At the end of January I went to see a colleague of mine at the John Rylands Library on Deansgate. I’d been meaning to for a while, but it’s too far away from where I work to be doable in a lunch hour so I waited until I had a week off instead.

I got the bus into Piccadilly and felt rather depressed as the bus turned off down Whitworth Street and went past Legends, now boarded up and poised for either demolition or partial restructure. Then I walked through Piccadilly Gardens to Mosley Street (honoured by John Cooper Clarke in one of his more lugubrious works) towards Saint Peter’s Square. I feel quite bleak about the redevelopment going on there too – the Library, Library Theatre, Peace Gardens, Metrolink…

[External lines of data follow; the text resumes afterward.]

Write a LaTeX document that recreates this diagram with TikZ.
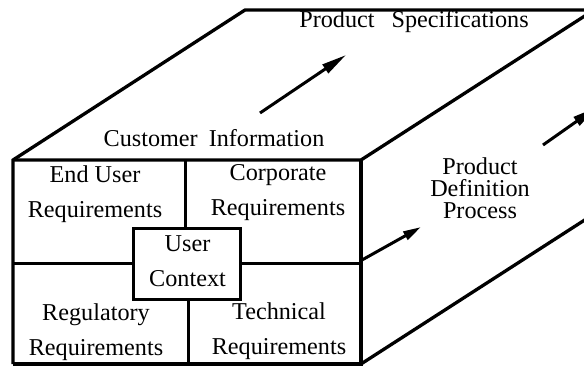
\documentclass[tikz,border=0pt]{standalone}
\usepackage{fontspec}
\setmainfont{Liberation Serif}
\usetikzlibrary{arrows.meta}
\begin{document}
\begin{tikzpicture}[x=1pt,y=-1pt,
  edge/.style={line width=3.3pt,line join=miter},
  inner/.style={line width=3pt},
  lbl/.style={align=center,inner sep=0pt,font=\fontsize{24.2}{35}\selectfont},
  lbltight/.style={align=center,inner sep=0pt,font=\fontsize{24.2}{22}\selectfont},
  flow/.style={line width=3pt,-{Triangle[length=25pt,width=10pt]}},
  flowsmall/.style={line width=3pt,-{Triangle[length=18pt,width=9pt]}}]
\useasboundingbox (0,0) rectangle (584,367);
\clip (0,0) rectangle (584,367);
\fill[white] (0,0) rectangle (584,367);
% corners
\coordinate (FTL) at (13,160);
\coordinate (FTR) at (361,160);
\coordinate (FBR) at (361,364);
\coordinate (FBL) at (13,364);
\coordinate (BTL) at (245,10);
\coordinate (BTR) at (594,10);
\coordinate (BBR) at (594,214);
% box edges
\draw[edge] (FBL) -- (FTL) -- (BTL) -- (BTR);
\draw[edge] (FTL) -- (FTR) -- (BTR);
\draw[edge] (FBL) -- (FBR) -- (FTR);
\draw[edge] (FBR) -- (BBR);
% inner lines of front face
\coordinate (ML) at (13,263);
\coordinate (MR) at (361,263);
\draw[inner] (ML) -- (MR);
\node[draw,line width=3pt,fill=white,minimum width=107pt,minimum height=71pt,inner sep=0pt] (uc) at (186.5,263.5) {};
\coordinate (VT) at (185,160);
\coordinate (VB) at (188,364);
\draw[inner] (VT) -- (VT |- uc.north);
\draw[inner] (VB |- uc.south) -- (VB);
% texts
\node[lbl] (uct) at (187.5,261) {User\\Context};
\node[lbl] (eu) at (95,194) {End User\\Requirements};
\node[lbl] (co) at (278,193) {Corporate\\Requirements};
\node[lbl] (re) at (96,332) {Regulatory\\Requirements};
\node[lbl] (te) at (279,331) {Technical\\Requirements};
\node[lbl] (ci) at (214,138) {Customer\hspace{11pt}Information};
\node[lbl] (ps) at (414,22) {Product\hspace{17pt}Specifications};
\node[lbltight] (pdp) at (480,188) {Product\\Definition\\Process};
% arrows
\coordinate (a1s) at (260,113);
\coordinate (a1e) at (346,55);
\draw[flow] (a1s) -- (a1e);
\coordinate (a2s) at (362,260);
\coordinate (a2e) at (421,227);
\draw[flowsmall] (a2s) -- (a2e);
\coordinate (a3s) at (543,145);
\coordinate (a3e) at (597,107);
\draw[flow] (a3s) -- (a3e);
\end{tikzpicture}
\end{document}
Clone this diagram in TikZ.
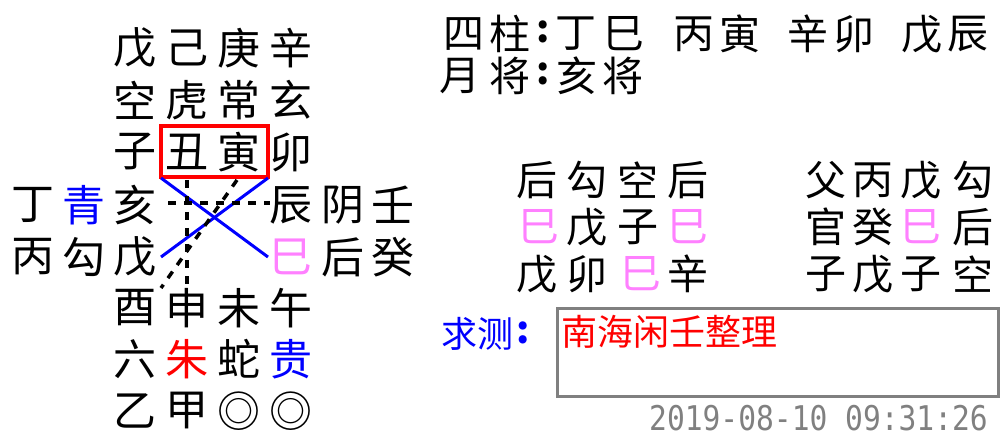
\documentclass[tikz,border=0pt]{standalone}
\usepackage{fontspec}
\newfontfamily\cjk{Noto Sans CJK SC}
\newfontfamily\monof{DejaVu Sans Mono}
\definecolor{sipink}{RGB}{255,128,255}
\definecolor{siblue}{RGB}{0,0,255}
\definecolor{sired}{RGB}{255,0,0}
\definecolor{sigray}{RGB}{128,128,128}
\begin{document}
\begin{tikzpicture}[x=1pt,y=-1pt,
  gch/.style={font=\cjk\fontsize{43}{43}\selectfont, inner sep=0pt},
  tch/.style={font=\cjk\fontsize{41}{41}\selectfont, inner sep=0pt},
  bch/.style={font=\cjk\fontsize{36}{36}\selectfont, inner sep=0pt},
  colch/.style={font=\cjk\bfseries\fontsize{38}{38}\selectfont, inner sep=0pt},
  redbox/.style={draw=sired, line width=4pt},
  xline/.style={draw=siblue, line width=3pt},
  dline/.style={draw=black, line width=3.5pt, dash pattern=on 8pt off 8pt},
  graybox/.style={draw=sigray, line width=3pt}]
\useasboundingbox[fill=white] (0,0) rectangle (1005,441);
% left grid
\foreach \c/\x/\y/\col [count=\i] in {
  戊/135/48/black, 己/187/48/black, 庚/239/48/black, 辛/291/48/black,
  空/135/100/black, 虎/187/100/black, 常/239/100/black, 玄/291/100/black,
  子/135/152/black, 丑/187/152/black, 寅/239/152/black, 卯/291/152/black,
  丁/33/205/black, 青/84/205/siblue, 亥/135/205/black, 辰/291/205/black, 阴/343/205/black, 壬/393/205/black,
  丙/33/257/black, 勾/84/257/black, 戊/135/257/black, 巳/291/257/sipink, 后/343/257/black, 癸/393/257/black,
  酉/135/308/black, 申/187/308/black, 未/239/308/black, 午/291/308/black,
  六/135/359/black, 朱/187/359/sired, 蛇/239/359/black, 贵/291/359/siblue,
  乙/135/411/black, 甲/187/411/black, ◎/239/411/black, ◎/291/411/black}
  \node[gch, text=\col] (g\i) at (\x,\y) {\c};
% red box and lines
\coordinate (rtl) at (161,126);
\coordinate (rbr) at (268,177);
\draw[redbox] (rtl) rectangle (rbr);
\coordinate (xa) at (161,178);
\coordinate (xb) at (268,257);
\coordinate (xc) at (268,178);
\coordinate (xd) at (161,257);
\draw[xline] (xa) -- (xb);
\draw[xline] (xc) -- (xd);
\coordinate (h1) at (168,203);
\coordinate (h2) at (270,203);
\coordinate (v1) at (187,180);
\coordinate (v2) at (187,290);
\coordinate (d1) at (237,180);
\coordinate (d2) at (161,288);
\draw[dline] (h1) -- (h2);
\draw[dline] (v1) -- (v2);
\draw[dline] (d1) -- (d2);
% top text
\foreach \c/\x/\y [count=\i] in {
  四/464/34, 柱/510/34, 丁/576/34, 巳/624/34, 丙/694/34, 寅/740/34, 辛/808/34, 卯/854/34, 戊/922/34, 辰/968/34,
  月/460/76, 将/510/76, 亥/577/76, 将/623/76}
  \node[tch] (t\i) at (\x,\y) {\c};
\node[colch] (tc1) at (543,32) {:};
\node[colch] (tc2) at (543,74) {:};
% middle blocks
\foreach \c/\x/\y/\col [count=\i] in {
  后/537/180/black, 勾/587/180/black, 空/638/180/black, 后/688/180/black,
  巳/539/227/sipink, 戊/587/227/black, 子/638/227/black, 巳/688/227/sipink,
  戊/537/274/black, 卯/587/274/black, 巳/641/274/sipink, 辛/688/274/black,
  父/826/180/black, 丙/873/180/black, 戊/921/180/black, 勾/973/180/black,
  官/826/227/black, 癸/873/227/black, 巳/921/227/sipink, 后/973/227/black,
  子/826/274/black, 戊/873/274/black, 子/921/274/black, 空/973/274/black}
  \node[tch, text=\col] (m\i) at (\x,\y) {\c};
% bottom
\node[bch, text=siblue, anchor=west] (q) at (441,334) {求测};
\node[colch, text=siblue] (qc) at (523,333) {:};
\coordinate (b1) at (557,308);
\coordinate (b2) at (998,396);
\draw[graybox] (b1) rectangle (b2);
\node[bch, text=sired, anchor=west] (nh) at (561,332) {南海闲壬整理};
\node[text=sigray, inner sep=0pt, anchor=east, font=\monof\fontsize{29.6}{30}\selectfont] (ts) at (988,418) {\scalebox{1}[1.15]{2019-08-10 09:31:26}};
\end{tikzpicture}
\end{document}
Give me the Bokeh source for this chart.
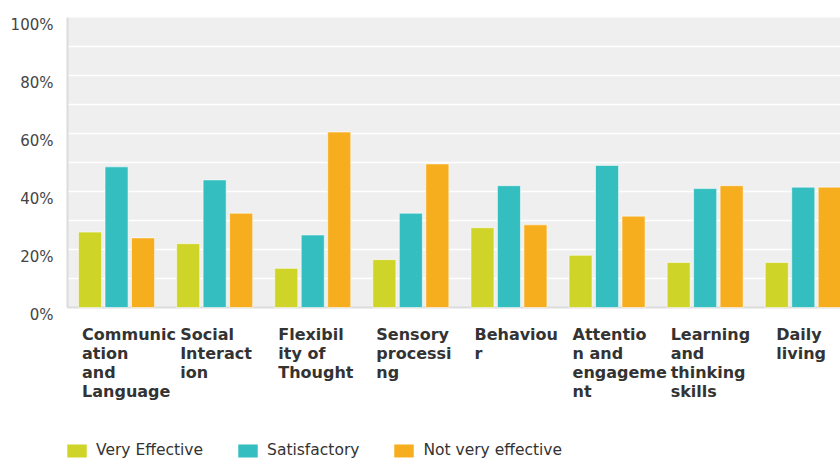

Library Walk by cantwont used via a flickr creative commons licence.

Library Walk by cantwont used via a flickr creative commons licence.

When it’s redone the council are glassing over Library Walk, one of the most architecturally beautiful walkways in Manchester. Not only do the architect’s and the council appear to be deliberately blighting a really nice bit of Victorian architecture, but the council also intend to put a new Peterloo memorial plaque on the gate. It will be the 200 year anniversary of Peterloo in August 2019, and to mark this event with a plaque honouring the death of 17 people and the severe injury of 700 more for demanding the right to vote, on a gate obstructing a public right of way adds insult to injury. Not only have Manchester City Council for years had an extremely euphemistic blue plaque marking the massacre, they’re also now revealing a massive irony deficit.

Despite its reputation and Victorian gothic splendour, the only time I’ve previously visited the Rylands was for a staff meeting about three years ago. Though, as I discovered when I was making my way there, I’ve a pretty good idea of how to find it because it’s been on at least one of the protest march routes I went on in 2011.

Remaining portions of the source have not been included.